Expecting Great Things

photo beachI have had a lot of time to sit these past few days.  I’ve been in ERs and ICUs for three days and although my tushy is tired, my heart is being moved continually by the time I’ ve had to ponder His word and to consider my life, my family, my hopes, my struggles, my decisions, and my circumstances.

I can’t say that I have answers yet…still waiting for some leading…but I’ve been convinced that although I write and speak often of prayer, I’ve not prayed often.  I’ve not approached the throne of grace with confidence.  I’ve not approached the throne of grace much at all.

I’ve glanced at it.

I’ve thought about it.

I’ve even studied it.

But I haven’t approached it.

And today, God has reminded me again and again that there is something for me at that throne…there is Someone for me at that throne.

Therefore he is able to save completely those who come to God through him, because he always lives to intercede for them.  Hebrews 7:25

Why I continue to wrestle with things when I have a Savior who already wrestled everything down to the ground baffles me.

Why do I choose torment over trust?

Therefore, since we are surrounded by such a great cloud of witnesses, let us throw off everything that hinders and the sin that so easily entangles.  And let us run with perseverance the race marked out for us, fixing our eyes on Jesus, the author and perfecter of faith.  For the joy set before him he endured the cross, scorning its shame, and sat down at the right hand of the throne of God.  Consider him who endured such opposition from sinners, so that you will not grow weary and lose heart. Hebrews 12:1-3

I’ve been reminded repeatedly today that I can bring everything to God.

The God who cares to number the hairs on my head surely cares about all the other little things in my life.

And even the very hairs on your head are numbered.  So don’t be afraid; you are worth more than many sparrows.
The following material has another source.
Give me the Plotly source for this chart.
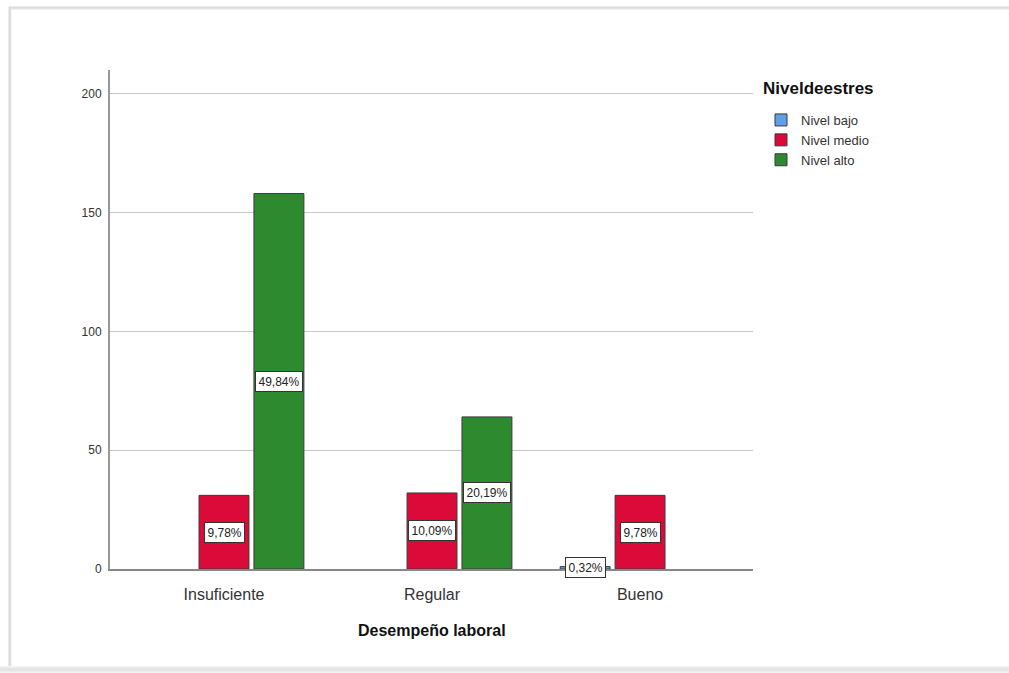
import plotly.graph_objects as go

categories = ["Insuficiente", "Regular", "Bueno"]
series_names = ["Nivel bajo", "Nivel medio", "Nivel alto"]
counts = {
    "Nivel bajo": [0, 0, 1],
    "Nivel medio": [31, 32, 31],
    "Nivel alto": [158, 64, 0],
}
pct_labels = {
    "Nivel bajo": ["", "", "0,32%"],
    "Nivel medio": ["9,78%", "10,09%", "9,78%"],
    "Nivel alto": ["49,84%", "20,19%", ""],
}
colors = {"Nivel bajo": "#5e9fe6", "Nivel medio": "#db0a38", "Nivel alto": "#2e8a2e"}
y_ticks = [0, 50, 100, 150, 200]

W, H = 1009, 673
ML, MR, MT, MB = 110, 256, 70, 104
PW, PH = W - ML - MR, H - MT - MB

offsets = [-0.264, 0.0, 0.264]
bar_w = 0.24

fig = go.Figure()
annotations = []
for si, name in enumerate(series_names):
    xs = [i + offsets[si] for i in range(len(categories))]
    ys = [v if v else None for v in counts[name]]
    fig.add_trace(go.Bar(
        x=xs, y=ys, width=bar_w, name=name,
        marker=dict(color=colors[name], line=dict(color="#3a3a3a", width=1)),
        hoverinfo="skip",
    ))
    for x, v, lab in zip(xs, counts[name], pct_labels[name]):
        if lab:
            annotations.append(dict(
                x=x, y=v / 2, xref="x", yref="y", text=lab, showarrow=False,
                font=dict(family="Liberation Sans, Arial", size=12, color="#222"),
                bgcolor="white", bordercolor="#333", borderwidth=1, borderpad=2.5,
            ))


def px2x(px):
    return (px - ML) / PW


def py2y(py):
    return (H - MB - py) / PH


# x-axis title
annotations.append(dict(
    x=0.5, y=py2y(630), xref="paper", yref="paper", yanchor="middle", showarrow=False,
    text="<b>Desempeño laboral</b>",
    font=dict(family="Liberation Sans, Arial", size=16, color="#111"),
))
# legend title
annotations.append(dict(
    x=px2x(761), y=py2y(88), xref="paper", yref="paper", xanchor="left", yanchor="middle",
    showarrow=False, text="<b>Niveldeestres</b>",
    font=dict(family="Liberation Sans, Arial", size=17, color="#111"),
))

shapes = []
# image frame with shadow
for i, c in enumerate(["#d8d8d8", "#c8c8c8", "#e4e4e4"]):
    shapes.append(dict(type="line", xref="paper", yref="paper",
                       x0=px2x(9 + i), x1=px2x(9 + i), y0=py2y(7), y1=py2y(667),
                       line=dict(color=c, width=1)))
    shapes.append(dict(type="line", xref="paper", yref="paper",
                       x0=px2x(9), x1=px2x(1009), y0=py2y(7 + i), y1=py2y(7 + i),
                       line=dict(color=c, width=1)))
for i, c in enumerate(["#f4f4f4", "#ececec", "#e6e6e6", "#e2e2e2", "#e6e6e6", "#ececec", "#f2f2f2"]):
    shapes.append(dict(type="line", xref="paper", yref="paper",
                       x0=px2x(0), x1=px2x(1009), y0=py2y(666.5 + i), y1=py2y(666.5 + i),
                       line=dict(color=c, width=1)))

fig.update_layout(
    width=W, height=H,
    margin=dict(l=ML, r=MR, t=MT, b=MB),
    paper_bgcolor="white", plot_bgcolor="white",
    barmode="overlay",
    font=dict(family="Liberation Sans, Arial", color="#333"),
    xaxis=dict(
        range=[-0.548, 2.543], tickmode="array", tickvals=list(range(len(categories))),
        ticktext=categories, showgrid=False, zeroline=False,
        showline=True, linecolor="#888", linewidth=1.5,
        ticks="", tickfont=dict(size=16, color="#333"), ticklabelstandoff=10,
    ),
    yaxis=dict(
        range=[0, 210], tickvals=y_ticks, showgrid=True, gridcolor="#c8c8c8", gridwidth=1,
        zeroline=False, showline=True, linecolor="#999", linewidth=2,
        ticks="", tickfont=dict(size=12, color="#333"), ticklabelstandoff=4,
    ),
    legend=dict(
        x=px2x(761), y=py2y(105), xanchor="left", yanchor="top",
        font=dict(size=13, color="#333"), itemwidth=30, tracegroupgap=0,
        bgcolor="rgba(0,0,0,0)",
    ),
    annotations=annotations,
    shapes=shapes,
    showlegend=True,
)

fig.write_html("out.html")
Matthew 10:30-31

I haven’t modeled much praying for my children.  I think the only time they see me on my knees is when I’m sorting laundry in my daughters’ room.

There have been so many opportunities for prayer…so many…and I’ve been too tired or busy to take advantage of them.

I’ve been so busy not handling things well that I’ve forgotten to whom I can hand everything.

Cast all your anxiety on Him because He cares for you.  1 Peter 5:7

Today I have taken the time to pray.  In fact, I have prayed a lot.

My heart is still a bit heavy, but God is working.  I have a great anticipation of what He can do with my life and the lives of my children.  I have great hope for what awaits us!

I haven’t had this hope and expectancy in a long time.  In fact, I think I’ve been just plain worried and anxious about things.  And I’ve had the sense that nothing good will happen, difficult things won’t change, and life will remain what it is for a very long time…how different from the way God wants me to view my life.

I have settled in on fear and worry instead of settling down at the mercy seat.

I wonder sometimes if I have some things I need to take care of before I can move forward…before change will happen.

Not that I’m limiting God…because God is able to do immeasurably more than I can ask or imagine…He doesn’t NEED me to do anything before He works, but maybe He wants me to…maybe He wants me to recognize some things, learn some things, or let go of some things.

I have a hard time letting go.  I hold tightly to things, especially things I love.  God has asked me to give up a lot of things I’d prefer to keep.  That Frozen song “Let It Go” has become my theme song.  (Now you have that song running through your head…you’re welcome!)

I’m really looking forward to the day when God says, “Hold on, Sweetheart!  This is for you!”

Maybe it will be sooner rather than later.  Maybe He is simply going to ask me to hold on to Him.

Hold on to Him.

He is enough.  He is more than enough.

I know that, but I’m afraid of saying it.  Ashamed to admit it.  Scared He will want me to prove it. But I know that isn’t how my Father works.  He doesn’t wait for me to pray some prayer that enable Him to womp me with a lesson.  I hate that I fear that sometimes.

My God loves to be kind to me…loves to make me smile…loves to see me laugh…loves to bless me.

I know that and I want to pray for that perspective more than my gloomy gal perspective.

Like William Carey says, “Expect great things from God!”

I’m ready to do that!  I’m ready to see God work.  I’m ready to take a step of faith, pray a big prayer, and watch God do something amazing!